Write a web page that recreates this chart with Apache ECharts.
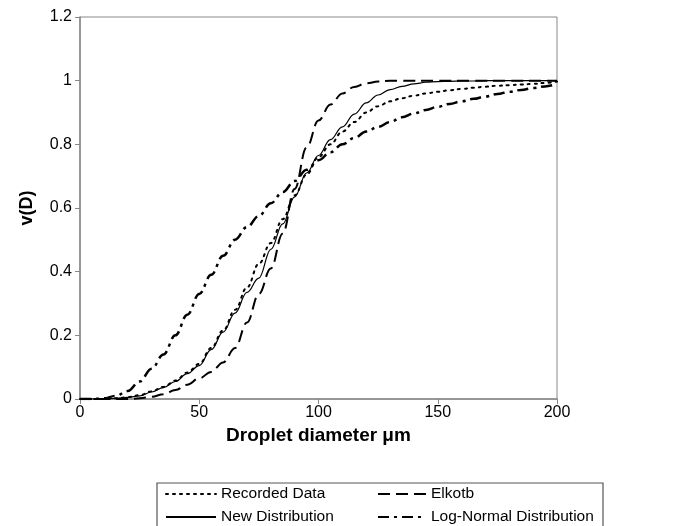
<!DOCTYPE html>
<html><head><meta charset="utf-8">
<script src="https://cdn.jsdelivr.net/npm/echarts@6/dist/echarts.min.js"></script>
<style>html,body{margin:0;padding:0;background:#fff}#c{width:680px;height:526px}</style>
</head><body><div id="c"></div>
<script>
const diameters = [0,5,10,15,20,25,30,35,40,45,50,55,60,65,70,75,80,85,90,95,100,105,110,115,120,125,130,135,140,145,150,155,160,165,170,175,180,185,190,195,200];
const recordedData = [0,0,0,0.002,0.006,0.012,0.024,0.038,0.058,0.083,0.11,0.16,0.215,0.28,0.35,0.425,0.49,0.565,0.64,0.705,0.76,0.8,0.84,0.87,0.9,0.92,0.935,0.945,0.953,0.96,0.965,0.97,0.974,0.978,0.981,0.984,0.986,0.988,0.99,0.993,0.997];
const newDistribution = [0,0,0,0.002,0.005,0.01,0.022,0.036,0.055,0.08,0.105,0.155,0.21,0.27,0.335,0.38,0.47,0.55,0.635,0.71,0.765,0.815,0.855,0.895,0.93,0.955,0.972,0.982,0.99,0.995,0.997,0.998,0.999,0.999,1,1,1,1,1,1,1];
const elkotb = [0,0,0,0,0,0.002,0.007,0.015,0.028,0.045,0.065,0.085,0.115,0.16,0.24,0.33,0.41,0.52,0.66,0.79,0.875,0.925,0.96,0.98,0.992,0.997,1,1,1,1,1,1,1,1,1,1,1,1,1,1,1];
const logNormal = [0,0,0.002,0.01,0.025,0.055,0.095,0.14,0.2,0.265,0.33,0.39,0.45,0.5,0.54,0.575,0.615,0.65,0.685,0.72,0.75,0.775,0.8,0.82,0.84,0.855,0.87,0.885,0.897,0.908,0.918,0.927,0.935,0.943,0.95,0.958,0.965,0.971,0.977,0.982,0.99];
const seriesNames = ['Recorded Data','New Distribution','Elkotb','Log-Normal Distribution'];
const xTicks = {min:0,max:200,interval:50};
const yTicks = {min:0,max:1.2,interval:0.2};

const pairs = arr => diameters.map((d,i)=>[d,arr[i]]);
const font = 'Liberation Sans, Arial, sans-serif';
const axisGray = '#888';

function mk(name, data, lineStyle){
  return {name, type:'line', data:pairs(data), symbol:'none', smooth:0.4, smoothMonotone:'x',
    lineStyle:Object.assign({color:'#000'}, lineStyle), itemStyle:{color:'#000'}, z:3};
}
const legendCommon = {orient:'vertical', top:486, padding:0, itemGap:7, itemHeight:14,
  itemStyle:{opacity:0, color:'transparent', borderWidth:0},
  textStyle:{fontFamily:font, fontSize:15.5, color:'#000'}};

const chart = echarts.init(document.getElementById('c'), null, {renderer:'canvas'});
chart.setOption({
  backgroundColor:'#fff',
  animation:false,
  grid:{left:80, right:123, top:17, bottom:127, show:true, borderColor:axisGray, borderWidth:1},
  xAxis:{type:'value', min:xTicks.min, max:xTicks.max, interval:xTicks.interval,
    name:'Droplet diameter \u03bcm', nameLocation:'middle', nameGap:17,
    nameTextStyle:{fontFamily:font, fontSize:19, fontWeight:'bold', color:'#000', verticalAlign:'top'},
    axisLine:{lineStyle:{color:axisGray, width:1.5}},
    axisTick:{show:true, length:5, lineStyle:{color:axisGray}},
    axisLabel:{fontFamily:font, fontSize:16, color:'#000', margin:6},
    splitLine:{show:false}},
  yAxis:{type:'value', min:yTicks.min, max:yTicks.max, interval:yTicks.interval,
    name:'v(D)', nameLocation:'middle', nameGap:44,
    nameTextStyle:{fontFamily:font, fontSize:18, fontWeight:'bold', color:'#000'},
    axisLine:{show:true, lineStyle:{color:axisGray, width:1.5}},
    axisTick:{show:true, length:5, lineStyle:{color:axisGray}},
    axisLabel:{fontFamily:font, fontSize:16, color:'#000', margin:8},
    splitLine:{show:false}},
  legend:[
    Object.assign({data:['Recorded Data','New Distribution'], left:165, itemWidth:50}, legendCommon),
    Object.assign({data:['Elkotb','Log-Normal Distribution'], left:377, itemWidth:48}, legendCommon)
  ],
  graphic:[{type:'rect', shape:{x:157, y:483, width:446, height:60}, style:{fill:'none', stroke:'#555', lineWidth:1.2}, silent:true}],
  series:[
    mk(seriesNames[0], recordedData, {type:[2,5], width:2, cap:'round'}),
    mk(seriesNames[1], newDistribution, {type:'solid', width:1.2}),
    mk(seriesNames[2], elkotb, {type:[12,6], width:2}),
    mk(seriesNames[3], logNormal, {type:[11,5,3,5], width:2.5})
  ]
});
</script></body></html>
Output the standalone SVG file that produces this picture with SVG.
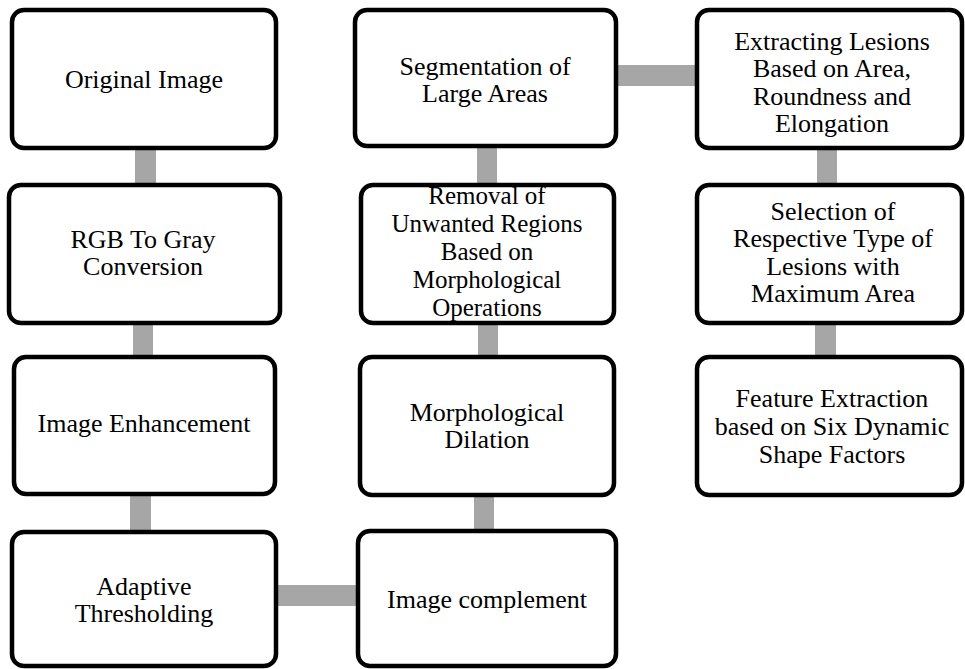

□ □ □ □

■ Stated task: Without the pictures, write out every entry precisely as it appears.

■ Written response:
Write a web page that recreates this chart with Apache ECharts.
<!DOCTYPE html>
<html><head><meta charset="utf-8">
<script src="https://cdn.jsdelivr.net/npm/echarts@6/dist/echarts.min.js"></script>
<style>html,body{margin:0;padding:0;background:#fff}#c{width:680px;height:526px}</style>
</head><body><div id="c"></div>
<script>
const diameters = [0,5,10,15,20,25,30,35,40,45,50,55,60,65,70,75,80,85,90,95,100,105,110,115,120,125,130,135,140,145,150,155,160,165,170,175,180,185,190,195,200];
const recordedData = [0,0,0,0.002,0.006,0.012,0.024,0.038,0.058,0.083,0.11,0.16,0.215,0.28,0.35,0.425,0.49,0.565,0.64,0.705,0.76,0.8,0.84,0.87,0.9,0.92,0.935,0.945,0.953,0.96,0.965,0.97,0.974,0.978,0.981,0.984,0.986,0.988,0.99,0.993,0.997];
const newDistribution = [0,0,0,0.002,0.005,0.01,0.022,0.036,0.055,0.08,0.105,0.155,0.21,0.27,0.335,0.38,0.47,0.55,0.635,0.71,0.765,0.815,0.855,0.895,0.93,0.955,0.972,0.982,0.99,0.995,0.997,0.998,0.999,0.999,1,1,1,1,1,1,1];
const elkotb = [0,0,0,0,0,0.002,0.007,0.015,0.028,0.045,0.065,0.085,0.115,0.16,0.24,0.33,0.41,0.52,0.66,0.79,0.875,0.925,0.96,0.98,0.992,0.997,1,1,1,1,1,1,1,1,1,1,1,1,1,1,1];
const logNormal = [0,0,0.002,0.01,0.025,0.055,0.095,0.14,0.2,0.265,0.33,0.39,0.45,0.5,0.54,0.575,0.615,0.65,0.685,0.72,0.75,0.775,0.8,0.82,0.84,0.855,0.87,0.885,0.897,0.908,0.918,0.927,0.935,0.943,0.95,0.958,0.965,0.971,0.977,0.982,0.99];
const seriesNames = ['Recorded Data','New Distribution','Elkotb','Log-Normal Distribution'];
const xTicks = {min:0,max:200,interval:50};
const yTicks = {min:0,max:1.2,interval:0.2};

const pairs = arr => diameters.map((d,i)=>[d,arr[i]]);
const font = 'Liberation Sans, Arial, sans-serif';
const axisGray = '#888';

function mk(name, data, lineStyle){
  return {name, type:'line', data:pairs(data), symbol:'none', smooth:0.4, smoothMonotone:'x',
    lineStyle:Object.assign({color:'#000'}, lineStyle), itemStyle:{color:'#000'}, z:3};
}
const legendCommon = {orient:'vertical', top:486, padding:0, itemGap:7, itemHeight:14,
  itemStyle:{opacity:0, color:'transparent', borderWidth:0},
  textStyle:{fontFamily:font, fontSize:15.5, color:'#000'}};

const chart = echarts.init(document.getElementById('c'), null, {renderer:'canvas'});
chart.setOption({
  backgroundColor:'#fff',
  animation:false,
  grid:{left:80, right:123, top:17, bottom:127, show:true, borderColor:axisGray, borderWidth:1},
  xAxis:{type:'value', min:xTicks.min, max:xTicks.max, interval:xTicks.interval,
    name:'Droplet diameter \u03bcm', nameLocation:'middle', nameGap:17,
    nameTextStyle:{fontFamily:font, fontSize:19, fontWeight:'bold', color:'#000', verticalAlign:'top'},
    axisLine:{lineStyle:{color:axisGray, width:1.5}},
    axisTick:{show:true, length:5, lineStyle:{color:axisGray}},
    axisLabel:{fontFamily:font, fontSize:16, color:'#000', margin:6},
    splitLine:{show:false}},
  yAxis:{type:'value', min:yTicks.min, max:yTicks.max, interval:yTicks.interval,
    name:'v(D)', nameLocation:'middle', nameGap:44,
    nameTextStyle:{fontFamily:font, fontSize:18, fontWeight:'bold', color:'#000'},
    axisLine:{show:true, lineStyle:{color:axisGray, width:1.5}},
    axisTick:{show:true, length:5, lineStyle:{color:axisGray}},
    axisLabel:{fontFamily:font, fontSize:16, color:'#000', margin:8},
    splitLine:{show:false}},
  legend:[
    Object.assign({data:['Recorded Data','New Distribution'], left:165, itemWidth:50}, legendCommon),
    Object.assign({data:['Elkotb','Log-Normal Distribution'], left:377, itemWidth:48}, legendCommon)
  ],
  graphic:[{type:'rect', shape:{x:157, y:483, width:446, height:60}, style:{fill:'none', stroke:'#555', lineWidth:1.2}, silent:true}],
  series:[
    mk(seriesNames[0], recordedData, {type:[2,5], width:2, cap:'round'}),
    mk(seriesNames[1], newDistribution, {type:'solid', width:1.2}),
    mk(seriesNames[2], elkotb, {type:[12,6], width:2}),
    mk(seriesNames[3], logNormal, {type:[11,5,3,5], width:2.5})
  ]
});
</script></body></html>
Output the standalone SVG file that produces this picture with SVG.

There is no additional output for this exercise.